En esos kits de espías que vendían en La Juguetería (tiempos prehistóricos para los que nacieron después del advenimiento del internet), se encontraba tinta «invisible» con la que uno escribía mensajes secretos que se borraban y que luego podían revelarse con calor o algún otro método. En tiempos antiguos, esto se lograba con jugo de limón. El problema con estos subterfugios es que, si uno dibuja con algo que no mira, no está muy seguro del resultado.
Algo así siento con la crianza de los niños: yo hago mi mejor esfuerzo por plasmar en su cerebro el esquema de los valores que quisiera que tuvieran como el plano básico de su personalidad. Pero no lo puedo ver. Es más: es probable que nunca lo mire en su totalidad, porque mis hijos no son iguales frente a mí, que con otra gente.
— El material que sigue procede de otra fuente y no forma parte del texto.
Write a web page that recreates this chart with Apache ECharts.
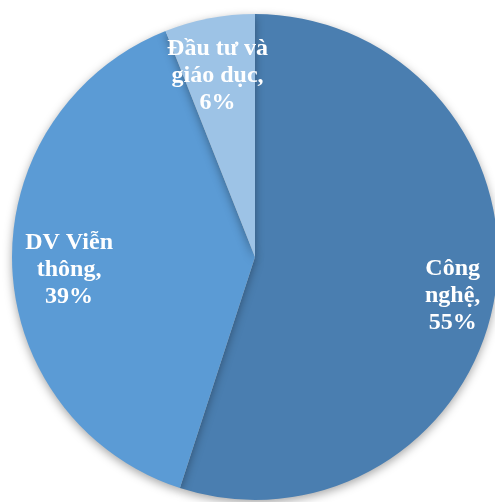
<!DOCTYPE html>
<html>
<head>
<meta charset="utf-8">
<script src="https://cdn.jsdelivr.net/npm/echarts@6/dist/echarts.min.js"></script>
<style>
  html, body { margin: 0; padding: 0; background: #fff; }
  #main { width: 495px; height: 502px; }
</style>
</head>
<body>
<div id="main"></div>
<script>
// du lieu
var names = ['Công nghệ', 'DV Viễn thông', 'Đầu tư và giáo dục'];
var values = [55, 39, 6];
var labelLines = [
    ['Công', 'nghệ,', '55%'],
    ['DV Viễn', 'thông,', '39%'],
    ['Đầu tư và', 'giáo dục,', '6%']
];
var colors = ['#4a7eb0', '#5b9bd5', '#9dc3e6'];
// chinh vi tri nhan cho giong excel
var labelOffsets = [[11, 9], [3, 7], [-2, 4]];

var data = names.map(function (n, i) {
    return { name: n, value: values[i], itemStyle: { color: colors[i] } };
});

var myChart = echarts.init(document.getElementById('main'));
myChart.setOption({
    animation: false,
    series: [
        {
            // hinh tron chinh
            type: 'pie',
            center: [255, 257],
            radius: 243,
            startAngle: 90,
            silent: true,
            label: { show: false },
            labelLine: { show: false },
            itemStyle: {
                shadowBlur: 10,
                shadowOffsetY: 3,
                shadowColor: 'rgba(0,0,0,0.35)'
            },
            data: data
        },
        {
            // vong trong suot chi de dat nhan
            type: 'pie',
            center: [255, 257],
            radius: [129, 243],
            startAngle: 90,
            silent: true,
            itemStyle: { color: 'rgba(0,0,0,0)' },
            labelLine: { show: false },
            label: {
                show: true,
                position: 'inside',
                color: '#fff',
                fontFamily: 'Liberation Serif',
                fontWeight: 'bold',
                fontSize: 24,
                lineHeight: 27,
                align: 'center',
                formatter: function (p) {
                    return labelLines[p.dataIndex].join('\n');
                }
            },
            data: names.map(function (n, i) {
                return { name: n, value: values[i], label: { offset: labelOffsets[i] } };
            })
        }
    ]
});
</script>
</body>
</html>
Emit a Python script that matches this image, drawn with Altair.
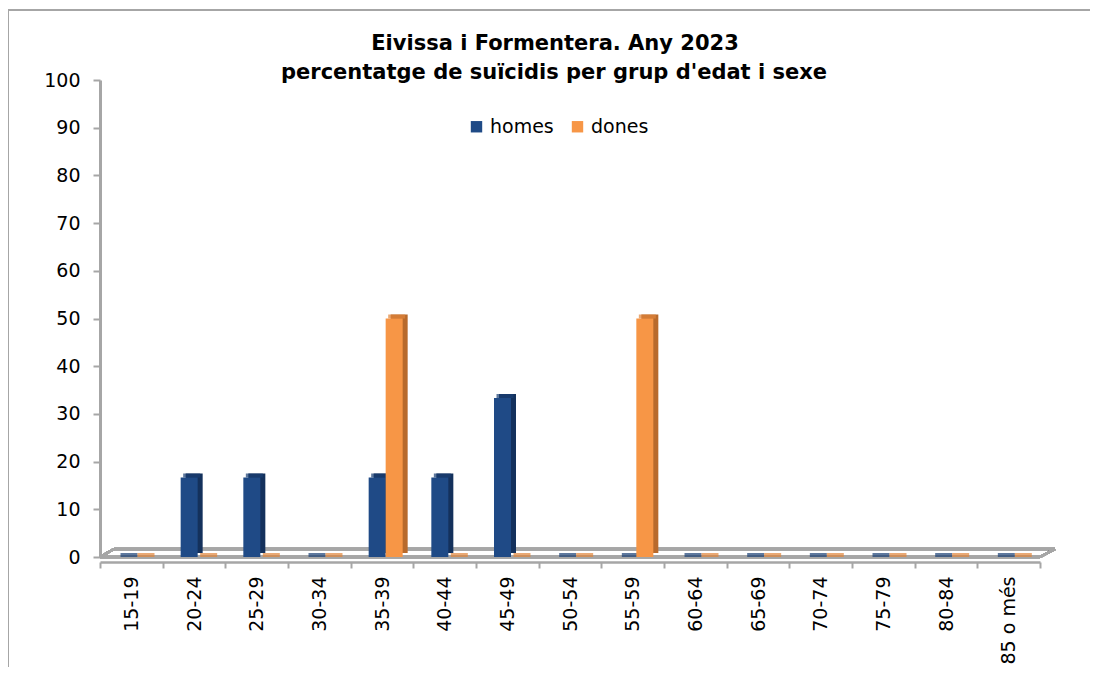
import altair as alt
import pandas as pd

categories = ["15-19", "20-24", "25-29", "30-34", "35-39", "40-44", "45-49", "50-54",
              "55-59", "60-64", "65-69", "70-74", "75-79", "80-84", "85 o més"]
homes = [0, 16.67, 16.67, 0, 16.67, 16.67, 33.33, 0, 0, 0, 0, 0, 0, 0, 0]
dones = [0, 0, 0, 0, 50, 0, 0, 0, 50, 0, 0, 0, 0, 0, 0]
series = ["homes", "dones"]
colors = ["#1F4A86", "#F79646"]
top_colors = ["#1A3F73", "#E0843A"]
side_colors = ["#14315C", "#B86A2C"]
y_ticks = [0, 10, 20, 30, 40, 50, 60, 70, 80, 90, 100]
title_line1 = "Eivissa i Formentera. Any 2023"
title_line2 = "percentatge de suïcidis per grup d'edat i sexe"

rows = []
for i, c in enumerate(categories):
    rows.append({"edat": c, "sexe": "homes", "valor": homes[i]})
    rows.append({"edat": c, "sexe": "dones", "valor": dones[i]})
df = pd.DataFrame(rows)

W, H = 940, 477
FONT = "DejaVu Sans"
g = "#A6A6A6"

x_enc = alt.X("edat:N", sort=categories, title=None,
              scale=alt.Scale(paddingInner=0, paddingOuter=0),
              axis=alt.Axis(labelAngle=-90, labelFontSize=19, labelFont=FONT, labelColor="#000000",
                            labelPadding=8, tickBand="extent", tickSize=6, tickWidth=2,
                            tickColor=g, domainColor=g, domainWidth=2.5, offset=5))


def xoff(r0):
    return alt.XOffset("sexe:N", sort=series,
                       scale=alt.Scale(domain=series, range=[r0, r0 + 34], paddingInner=0, paddingOuter=0))


y_enc = alt.Y("valor:Q", title=None, scale=alt.Scale(domain=[0, 100]),
              axis=alt.Axis(values=y_ticks, labelFontSize=19, labelFont=FONT,
                            labelColor="#000000", grid=False, domainColor=g, domainWidth=3,
                            tickColor=g, tickWidth=2, tickSize=7, labelPadding=13))

color_side = alt.Color("sexe:N", sort=series, scale=alt.Scale(domain=series, range=side_colors), legend=None)
color_top = alt.Color("sexe:N", sort=series, scale=alt.Scale(domain=series, range=top_colors), legend=None)
color_main = alt.Color("sexe:N", sort=series, scale=alt.Scale(domain=series, range=colors),
                       legend=alt.Legend(title=None, orient="none", direction="horizontal",
                                         legendX=367, legendY=37, symbolType="square", symbolSize=130,
                                         labelFontSize=19, labelFont=FONT, labelColor="#000000",
                                         columnPadding=14, padding=0, symbolStrokeWidth=0))

base = alt.Chart(df)

side = base.mark_bar(yOffset=-4).encode(x=x_enc, xOffset=xoff(23), y=y_enc, color=color_side)
top = base.mark_tick(thickness=4, yOffset=-2, size=17).encode(
    x=x_enc, xOffset=xoff(20.5), y=y_enc, color=color_top)
front = base.mark_bar().encode(x=x_enc, xOffset=xoff(18), y=y_enc, color=color_main)

frame_left = alt.Chart(df).mark_rule(color=g, strokeWidth=1.5).encode(
    x=alt.value(-92), y=alt.value(-70), y2=alt.value(H + 140))
frame_top = alt.Chart(df).mark_rule(color=g, strokeWidth=1.5).encode(
    x=alt.value(-92), x2=alt.value(W + 120), y=alt.value(-70))
floor_back = alt.Chart(df).mark_rule(color=g, strokeWidth=2.5).encode(
    x=alt.value(14), x2=alt.value(W + 15), y=alt.value(H - 8))
floor_front = alt.Chart(df).mark_rule(color=g, strokeWidth=2.5).encode(
    x=alt.value(0), x2=alt.value(W), y=alt.value(H))
floor_right = alt.Chart(df).mark_rule(color=g, strokeWidth=2.5).encode(
    x=alt.value(W), x2=alt.value(W + 15), y=alt.value(H), y2=alt.value(H - 8))
floor_left = alt.Chart(df).mark_rule(color=g, strokeWidth=2.5).encode(
    x=alt.value(0), x2=alt.value(14), y=alt.value(H), y2=alt.value(H - 8))

t1 = alt.Chart(pd.DataFrame({"t": [title_line1]})).mark_text(
    fontSize=21, fontWeight="bold", font=FONT, color="#000000", align="center", baseline="middle"
).encode(text="t:N", x=alt.value(455), y=alt.value(-36))
t2 = alt.Chart(pd.DataFrame({"t": [title_line2]})).mark_text(
    fontSize=21, fontWeight="bold", font=FONT, color="#000000", align="center", baseline="middle"
).encode(text="t:N", x=alt.value(454), y=alt.value(-7))

chart = alt.layer(
    frame_left, frame_top, floor_back, floor_left, floor_right, floor_front, side, top, front, t1, t2
).resolve_scale(color="independent", xOffset="independent").properties(
    width=W, height=H,
    padding={"left": 92, "top": 72, "right": 50, "bottom": 110},
    autosize=alt.AutoSizeParams(type="none"),
    view=alt.ViewBackground(stroke="transparent", strokeWidth=0),
).configure_view(stroke="transparent", strokeWidth=0).configure(background="white")

chart.save("out.html", embed_options={"renderer": "svg", "actions": False})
No es lo mismo una mirada fulminante que recuerde un «por favor» que se quedó perdido entre la garganta, a un gracias espontáneo. Yo no voy a estar allí cuando les ofrezcan su primer cigarro/trago/droga/sexo. Tampoco los acompaño al colegio. Menos mal.
El carácter, la educación, la programación básica, se descubren en situaciones difíciles, al calor, igual que la tinta invisible. En el carro cuando el tráfico nos rebalsa. En el colegio cuando alguien nos jode. En la casa cuando discutimos con la pareja. El conservar el tejido básico de nuestra personalidad bajo cualquier circunstancia es lo que nos da la línea básica de nuestro esquema de valores.
En el caso de mi trabajo como moldeadora de personitas, sólo puedo hacer mi mejor trazo, esperando que la tinta se revele bien en el momento clave.